The Heart Mountain internment camp is located in northwestern Wyoming, and in 1942 would’ve been much more the middle of nowhere than it is now. It’s far, far off the beaten path, and now out of sight and out of mind for most people. And then there’s that saying about those who forget history…
Note that construction began in June 1942 and by August 1942 the first citizens were interned in the camp.
Try rereading that last sentence again.
It’s important to note that it is a concentration camp. It’s often referred to as an “internment” or “relocation” camp because the historical meaning of concentration camp has been almost completely dominated by those used by America’s enemies in WWII, and is considered interchangeable with death camp.
It is quite eerie how the structures that remain standing look very similar to those vastly more lethal camps on the other side of the planet, except these camps in the US are almost totally forgotten.

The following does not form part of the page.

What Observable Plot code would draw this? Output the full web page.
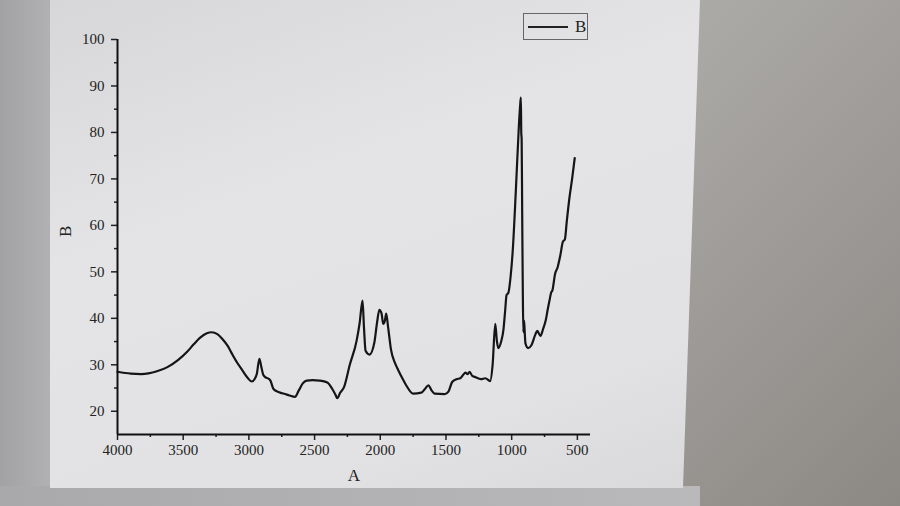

During the last week or so, SiriusXM Patriot Channel host Andrew Wilkow has been using internment of Japanese Americans as historical example of what a democracy that overrides the rules of a republic can do; of how a majority of 51% can be a tyranny of 51%. I’d been planning a post for a while, but hearing it mentioned a few times in the last week finally got me to dig up the pictures.
The Heart Mountain Foundation has a website and museum about the camp. They were closed when I got there, but it was a lot more haunting to walk around empty grounds of a camp as the sun was going down than it would’ve been to just visit a museum.